→ **Given material**

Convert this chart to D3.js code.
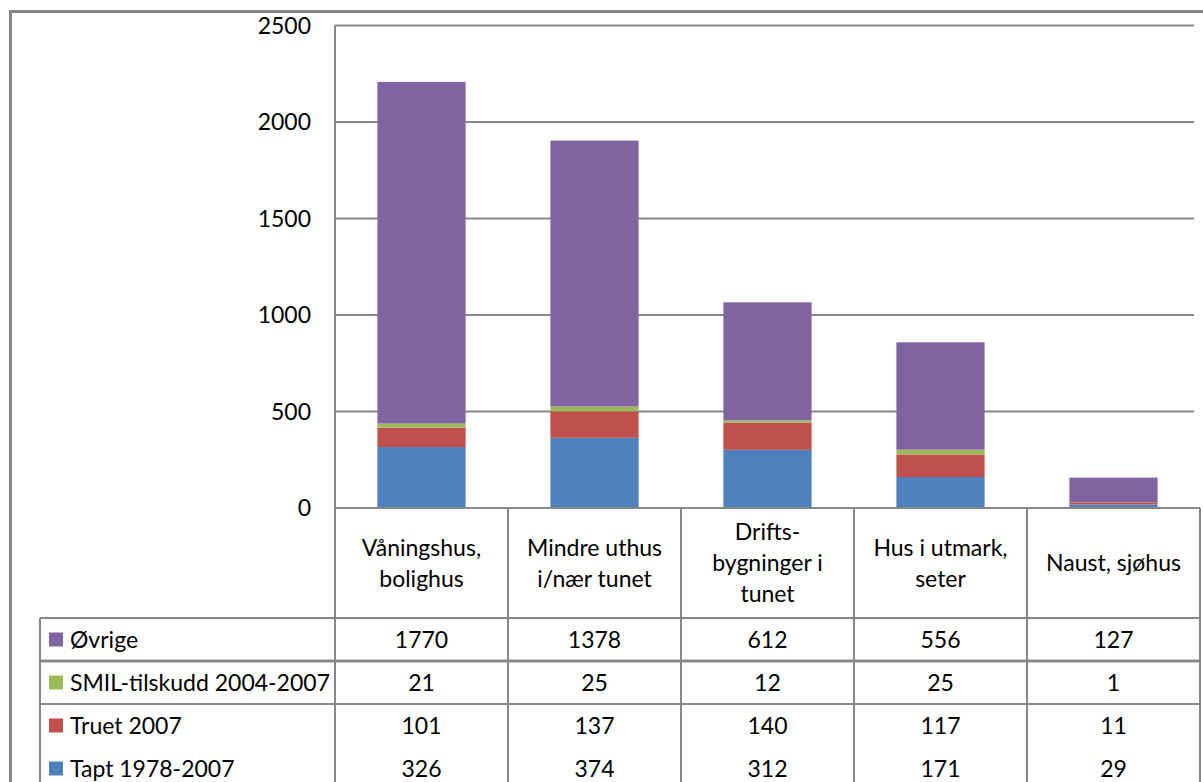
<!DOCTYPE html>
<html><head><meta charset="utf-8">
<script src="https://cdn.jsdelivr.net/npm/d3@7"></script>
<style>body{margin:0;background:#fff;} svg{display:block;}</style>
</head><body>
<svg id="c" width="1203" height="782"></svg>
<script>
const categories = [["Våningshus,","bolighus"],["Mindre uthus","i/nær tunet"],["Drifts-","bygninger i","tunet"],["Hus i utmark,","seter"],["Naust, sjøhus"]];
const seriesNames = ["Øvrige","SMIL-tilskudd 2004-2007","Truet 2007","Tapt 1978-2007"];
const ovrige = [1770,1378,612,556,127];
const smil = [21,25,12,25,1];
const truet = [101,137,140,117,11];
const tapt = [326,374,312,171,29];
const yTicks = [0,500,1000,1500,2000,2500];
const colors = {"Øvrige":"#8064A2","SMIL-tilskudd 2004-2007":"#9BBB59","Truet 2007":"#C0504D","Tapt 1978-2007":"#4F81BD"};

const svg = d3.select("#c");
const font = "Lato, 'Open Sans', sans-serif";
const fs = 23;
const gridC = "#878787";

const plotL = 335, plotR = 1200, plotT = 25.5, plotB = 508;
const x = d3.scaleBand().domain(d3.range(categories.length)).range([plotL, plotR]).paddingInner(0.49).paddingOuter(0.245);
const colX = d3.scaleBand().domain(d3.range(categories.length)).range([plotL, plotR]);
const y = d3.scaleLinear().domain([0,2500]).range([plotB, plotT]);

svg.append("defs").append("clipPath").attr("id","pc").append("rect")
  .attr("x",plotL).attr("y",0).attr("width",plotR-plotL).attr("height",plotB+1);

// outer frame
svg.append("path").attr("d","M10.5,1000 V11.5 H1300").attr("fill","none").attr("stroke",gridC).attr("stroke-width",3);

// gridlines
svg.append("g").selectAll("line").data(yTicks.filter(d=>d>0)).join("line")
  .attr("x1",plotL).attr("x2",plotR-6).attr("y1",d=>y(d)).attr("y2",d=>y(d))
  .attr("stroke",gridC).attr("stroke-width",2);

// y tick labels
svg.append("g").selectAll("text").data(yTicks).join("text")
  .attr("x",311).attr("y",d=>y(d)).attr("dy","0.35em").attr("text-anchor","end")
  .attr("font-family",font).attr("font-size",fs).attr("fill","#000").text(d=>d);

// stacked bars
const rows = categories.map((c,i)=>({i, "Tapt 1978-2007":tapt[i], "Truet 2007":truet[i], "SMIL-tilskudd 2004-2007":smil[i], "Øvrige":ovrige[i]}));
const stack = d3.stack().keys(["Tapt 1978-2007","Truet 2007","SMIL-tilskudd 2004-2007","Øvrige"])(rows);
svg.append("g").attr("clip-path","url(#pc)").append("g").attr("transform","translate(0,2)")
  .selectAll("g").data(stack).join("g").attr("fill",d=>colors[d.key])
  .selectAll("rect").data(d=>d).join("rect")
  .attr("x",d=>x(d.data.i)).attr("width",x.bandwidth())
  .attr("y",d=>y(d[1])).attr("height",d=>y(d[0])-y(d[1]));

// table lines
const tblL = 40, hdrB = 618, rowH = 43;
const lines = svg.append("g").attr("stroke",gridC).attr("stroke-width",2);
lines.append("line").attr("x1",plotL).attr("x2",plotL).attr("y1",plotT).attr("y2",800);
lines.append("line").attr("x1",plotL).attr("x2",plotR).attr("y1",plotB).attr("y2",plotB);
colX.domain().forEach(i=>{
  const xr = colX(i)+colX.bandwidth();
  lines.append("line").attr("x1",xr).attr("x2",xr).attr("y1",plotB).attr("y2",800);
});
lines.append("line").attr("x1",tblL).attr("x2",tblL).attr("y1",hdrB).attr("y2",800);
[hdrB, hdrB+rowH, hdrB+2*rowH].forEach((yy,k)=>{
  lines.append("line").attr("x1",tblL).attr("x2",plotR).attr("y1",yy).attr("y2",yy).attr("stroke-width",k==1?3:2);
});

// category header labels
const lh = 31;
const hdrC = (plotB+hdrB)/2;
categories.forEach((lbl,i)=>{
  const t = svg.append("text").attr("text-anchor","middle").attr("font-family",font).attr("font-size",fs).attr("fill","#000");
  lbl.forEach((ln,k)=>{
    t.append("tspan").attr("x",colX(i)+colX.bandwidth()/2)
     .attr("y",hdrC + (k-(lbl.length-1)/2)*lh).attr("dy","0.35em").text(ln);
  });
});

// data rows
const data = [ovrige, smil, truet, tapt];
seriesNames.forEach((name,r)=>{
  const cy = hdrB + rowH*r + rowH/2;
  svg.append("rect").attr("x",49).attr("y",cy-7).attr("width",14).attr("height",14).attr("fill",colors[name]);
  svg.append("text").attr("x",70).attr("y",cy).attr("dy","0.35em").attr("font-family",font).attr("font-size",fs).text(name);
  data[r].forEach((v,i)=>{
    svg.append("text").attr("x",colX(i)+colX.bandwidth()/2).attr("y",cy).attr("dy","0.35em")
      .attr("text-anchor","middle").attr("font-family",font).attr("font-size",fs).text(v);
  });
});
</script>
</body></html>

→ **What you are asked to do**
Print the whole listing above once more, word for word, without its pictures.

→ **Exercise solution**
Convert this chart to D3.js code.
<!DOCTYPE html>
<html><head><meta charset="utf-8">
<script src="https://cdn.jsdelivr.net/npm/d3@7"></script>
<style>body{margin:0;background:#fff;} svg{display:block;}</style>
</head><body>
<svg id="c" width="1203" height="782"></svg>
<script>
const categories = [["Våningshus,","bolighus"],["Mindre uthus","i/nær tunet"],["Drifts-","bygninger i","tunet"],["Hus i utmark,","seter"],["Naust, sjøhus"]];
const seriesNames = ["Øvrige","SMIL-tilskudd 2004-2007","Truet 2007","Tapt 1978-2007"];
const ovrige = [1770,1378,612,556,127];
const smil = [21,25,12,25,1];
const truet = [101,137,140,117,11];
const tapt = [326,374,312,171,29];
const yTicks = [0,500,1000,1500,2000,2500];
const colors = {"Øvrige":"#8064A2","SMIL-tilskudd 2004-2007":"#9BBB59","Truet 2007":"#C0504D","Tapt 1978-2007":"#4F81BD"};

const svg = d3.select("#c");
const font = "Lato, 'Open Sans', sans-serif";
const fs = 23;
const gridC = "#878787";

const plotL = 335, plotR = 1200, plotT = 25.5, plotB = 508;
const x = d3.scaleBand().domain(d3.range(categories.length)).range([plotL, plotR]).paddingInner(0.49).paddingOuter(0.245);
const colX = d3.scaleBand().domain(d3.range(categories.length)).range([plotL, plotR]);
const y = d3.scaleLinear().domain([0,2500]).range([plotB, plotT]);

svg.append("defs").append("clipPath").attr("id","pc").append("rect")
  .attr("x",plotL).attr("y",0).attr("width",plotR-plotL).attr("height",plotB+1);

// outer frame
svg.append("path").attr("d","M10.5,1000 V11.5 H1300").attr("fill","none").attr("stroke",gridC).attr("stroke-width",3);

// gridlines
svg.append("g").selectAll("line").data(yTicks.filter(d=>d>0)).join("line")
  .attr("x1",plotL).attr("x2",plotR-6).attr("y1",d=>y(d)).attr("y2",d=>y(d))
  .attr("stroke",gridC).attr("stroke-width",2);

// y tick labels
svg.append("g").selectAll("text").data(yTicks).join("text")
  .attr("x",311).attr("y",d=>y(d)).attr("dy","0.35em").attr("text-anchor","end")
  .attr("font-family",font).attr("font-size",fs).attr("fill","#000").text(d=>d);

// stacked bars
const rows = categories.map((c,i)=>({i, "Tapt 1978-2007":tapt[i], "Truet 2007":truet[i], "SMIL-tilskudd 2004-2007":smil[i], "Øvrige":ovrige[i]}));
const stack = d3.stack().keys(["Tapt 1978-2007","Truet 2007","SMIL-tilskudd 2004-2007","Øvrige"])(rows);
svg.append("g").attr("clip-path","url(#pc)").append("g").attr("transform","translate(0,2)")
  .selectAll("g").data(stack).join("g").attr("fill",d=>colors[d.key])
  .selectAll("rect").data(d=>d).join("rect")
  .attr("x",d=>x(d.data.i)).attr("width",x.bandwidth())
  .attr("y",d=>y(d[1])).attr("height",d=>y(d[0])-y(d[1]));

// table lines
const tblL = 40, hdrB = 618, rowH = 43;
const lines = svg.append("g").attr("stroke",gridC).attr("stroke-width",2);
lines.append("line").attr("x1",plotL).attr("x2",plotL).attr("y1",plotT).attr("y2",800);
lines.append("line").attr("x1",plotL).attr("x2",plotR).attr("y1",plotB).attr("y2",plotB);
colX.domain().forEach(i=>{
  const xr = colX(i)+colX.bandwidth();
  lines.append("line").attr("x1",xr).attr("x2",xr).attr("y1",plotB).attr("y2",800);
});
lines.append("line").attr("x1",tblL).attr("x2",tblL).attr("y1",hdrB).attr("y2",800);
[hdrB, hdrB+rowH, hdrB+2*rowH].forEach((yy,k)=>{
  lines.append("line").attr("x1",tblL).attr("x2",plotR).attr("y1",yy).attr("y2",yy).attr("stroke-width",k==1?3:2);
});

// category header labels
const lh = 31;
const hdrC = (plotB+hdrB)/2;
categories.forEach((lbl,i)=>{
  const t = svg.append("text").attr("text-anchor","middle").attr("font-family",font).attr("font-size",fs).attr("fill","#000");
  lbl.forEach((ln,k)=>{
    t.append("tspan").attr("x",colX(i)+colX.bandwidth()/2)
     .attr("y",hdrC + (k-(lbl.length-1)/2)*lh).attr("dy","0.35em").text(ln);
  });
});

// data rows
const data = [ovrige, smil, truet, tapt];
seriesNames.forEach((name,r)=>{
  const cy = hdrB + rowH*r + rowH/2;
  svg.append("rect").attr("x",49).attr("y",cy-7).attr("width",14).attr("height",14).attr("fill",colors[name]);
  svg.append("text").attr("x",70).attr("y",cy).attr("dy","0.35em").attr("font-family",font).attr("font-size",fs).text(name);
  data[r].forEach((v,i)=>{
    svg.append("text").attr("x",colX(i)+colX.bandwidth()/2).attr("y",cy).attr("dy","0.35em")
      .attr("text-anchor","middle").attr("font-family",font).attr("font-size",fs).text(v);
  });
});
</script>
</body></html>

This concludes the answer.